No bairro do Ipiranga. Lembro-me de muitas coisas que eu fazia nessa creche. Quando comecei trabalhar lá eu trabalhava com meninas de sete até dezesseis anos, essa faixa etária era chamada de Anjo. Ajudava lavar os corredores e pátios que eram lavados todos os dias. Certo dia me pediram para trabalhar com crianças de dois anos até o jardim. Eu ajudava dar banho nas crianças, dava café, ajudava dar a comida, e cuidava deles durante a recreação, após o almoço. Depois subia com eles e colocava todos nos berços.

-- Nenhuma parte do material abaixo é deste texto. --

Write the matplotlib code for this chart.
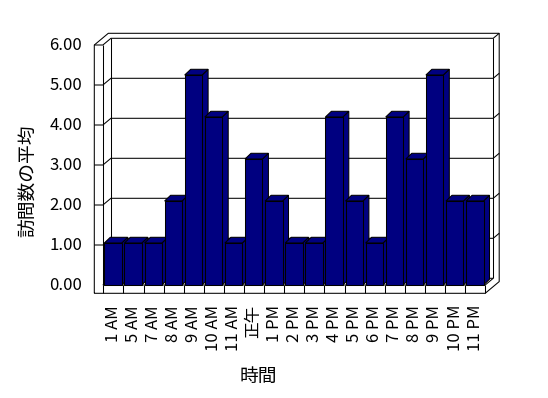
import matplotlib
matplotlib.use('Agg')
import matplotlib.pyplot as plt
from matplotlib.patches import Polygon

plt.rcParams['font.family'] = ['Noto Sans CJK JP', 'DejaVu Sans']

# データ
categories = ['1 AM', '5 AM', '7 AM', '8 AM', '9 AM', '10 AM', '11 AM', '正午',
              '1 PM', '2 PM', '3 PM', '4 PM', '5 PM', '6 PM', '7 PM', '8 PM',
              '9 PM', '10 PM', '11 PM']
visits = [1.05, 1.05, 1.05, 2.10, 5.25, 4.20, 1.05, 3.15,
          2.10, 1.05, 1.05, 4.20, 2.10, 1.05, 4.20, 3.15,
          5.25, 2.10, 2.10]
y_ticks = [0, 1, 2, 3, 4, 5, 6]
x_title = '時間'
y_title = '訪問数の平均'

W, H = 548, 398
BAR_COLOR = '#000080'
LW = 0.75

fig = plt.figure(figsize=(W / 100, H / 100), dpi=100)
ax = fig.add_axes([0, 0, 1, 1])

# 前面の平面: カテゴリ0の左端=103.3px, 1カテゴリ=20.1px, 値0=285px, 1単位=40px
X0, STEP, Y0, UNIT = 103.3, 20.1, 285.0, 40.0
ax.set_xlim(-X0 / STEP, (W - X0) / STEP)
ax.set_ylim((Y0 - H) / UNIT, Y0 / UNIT)
ax.axis('off')


def px(x, y):
    # 画面上のピクセル位置 -> データ座標（枠の描画用）
    return ((x - X0) / STEP, (Y0 - y) / UNIT)


def line(points, **kw):
    xs, ys = zip(*[px(x, y) for x, y in points])
    ax.plot(xs, ys, color='black', lw=LW, solid_joinstyle='miter',
            solid_capstyle='butt', zorder=1, **kw)


# 奥行き
DX, DY = 8.0, 6.7      # 前面 -> 背面壁
SX, SY = 6.0, 5.0      # 背面壁の厚み
WALL_L = 94.3          # 左壁の外側
WALL_I = 102.9         # 左壁の内側
FLOOR_B = 293.3        # 床の下端
RIGHT = X0 + STEP * len(categories)
TOP = Y0 - UNIT * y_ticks[-1]

# 外形
line([(WALL_L, FLOOR_B), (WALL_L, TOP), (WALL_L + DX + SX, TOP - DY - SY),
      (RIGHT + DX + SX, TOP - DY - SY), (RIGHT + DX + SX, FLOOR_B - DY - SY),
      (RIGHT, FLOOR_B), (WALL_L, FLOOR_B)])
# 左壁の前面
line([(WALL_I, TOP), (WALL_I, Y0)])
# 背面壁
line([(WALL_I + DX, TOP - DY), (WALL_I + DX, Y0 - DY)])
line([(RIGHT + DX, TOP - DY), (RIGHT + DX, Y0 - DY)])
# 目盛線
for v in y_ticks[1:]:
    yy = Y0 - UNIT * v
    line([(WALL_L, yy), (WALL_I, yy), (WALL_I + DX, yy - DY),
          (RIGHT + DX, yy - DY), (RIGHT + DX + SX, yy - DY - SY)])
# 床
line([(WALL_I, Y0), (WALL_I + DX, Y0 - DY), (RIGHT + DX, Y0 - DY)])
line([(WALL_I, Y0), (RIGHT, Y0), (RIGHT + DX, Y0 - DY)])
for k in range(len(categories) + 1):
    line([(X0 + STEP * k, Y0), (X0 + STEP * k, FLOOR_B)])

# 棒（左から順に描画）
bw = 17.4 / STEP
bx0 = 1.0 / STEP
bdx, bdy = 6.0 / STEP, 5.7 / UNIT
for i, v in enumerate(visits):
    x = i + bx0
    side = [(x + bw, 0), (x + bw + bdx, bdy), (x + bw + bdx, v + bdy), (x + bw, v)]
    top = [(x, v), (x + bw, v), (x + bw + bdx, v + bdy), (x + bdx, v + bdy)]
    front = [(x, 0), (x + bw, 0), (x + bw, v), (x, v)]
    for poly in (side, top, front):
        ax.add_patch(Polygon(poly, closed=True, facecolor=BAR_COLOR,
                             edgecolor='black', lw=LW, joinstyle='miter',
                             zorder=3 + i))

# 目盛ラベル
for v in y_ticks:
    ax.text((82 - X0) / STEP, v, '%.2f' % v, ha='right', va='center', fontsize=12)
for i, c in enumerate(categories):
    ax.text(i + 0.5, (Y0 - 305) / UNIT, c, rotation=90, ha='center', va='top',
            fontsize=12)

fig.text(258 / W, 1 - 376 / H, x_title, ha='center', va='center', fontsize=13.5)
fig.text(29 / W, 1 - 181 / H, y_title, rotation=90, ha='center', va='center',
         fontsize=13.5)

fig.savefig('out.png', dpi=100)
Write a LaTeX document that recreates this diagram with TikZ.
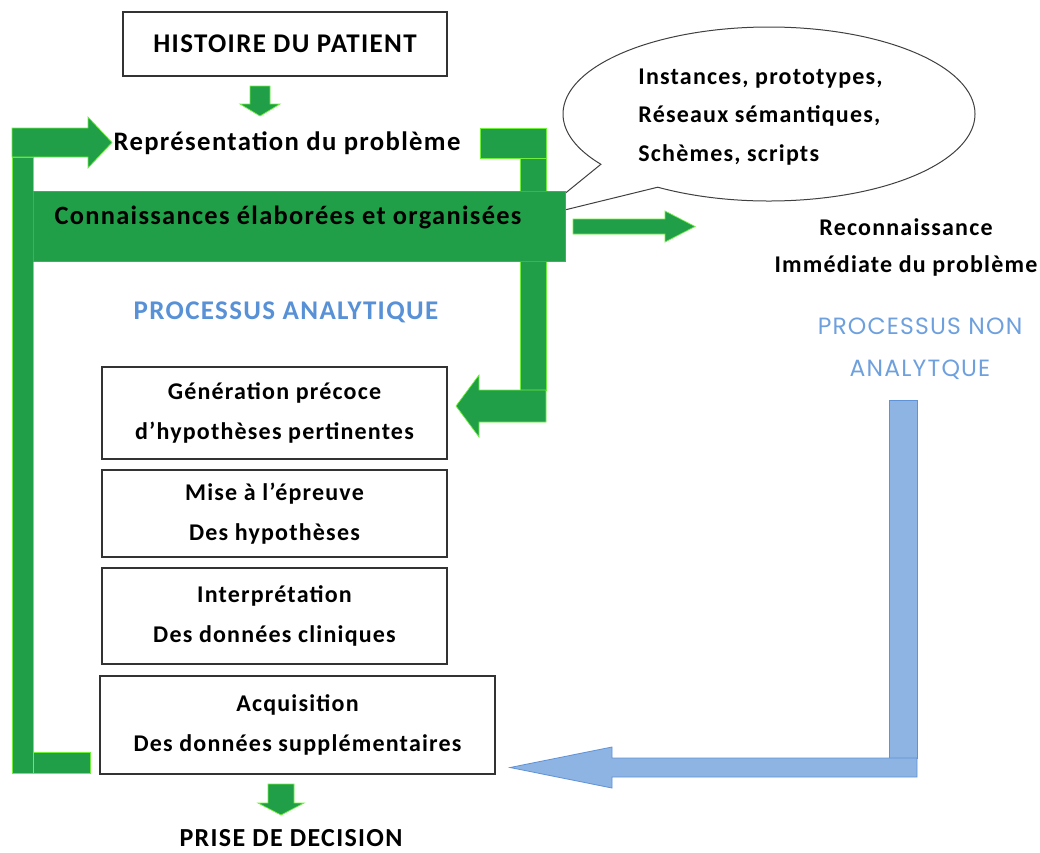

Eles dormiam aproximadamente duas horas, em seguida tomavam uma vitamina e desciam para brincar até na hora do jantar. Após o jantar eu ficava como eles num páteo para brincar um pouquinho e os levava para dormir. Depois eu ia descansar. Outros funcionários cuidavam deles.

Eu dormia num dormitório onde dormiam muitas funcionárias que lá trabalhavam. Essas crianças estavam lá e eram do juizado de menores cujos pais tinham algum problema familiar.

Todos os domingos era dia de visita. Os meninos ficavam lá do berçário até a idade do jardim da infância. Depois eles iam para outra creche. As meninas ficavam até completar dezoito anos. Elas faziam o curso fundamental até a quarta série na própria creche. O curso ginasial

Era feito num colégio de freira que ficava não longe da creche. Poucas crianças que lá moravam conseguiam fazer o ginásio.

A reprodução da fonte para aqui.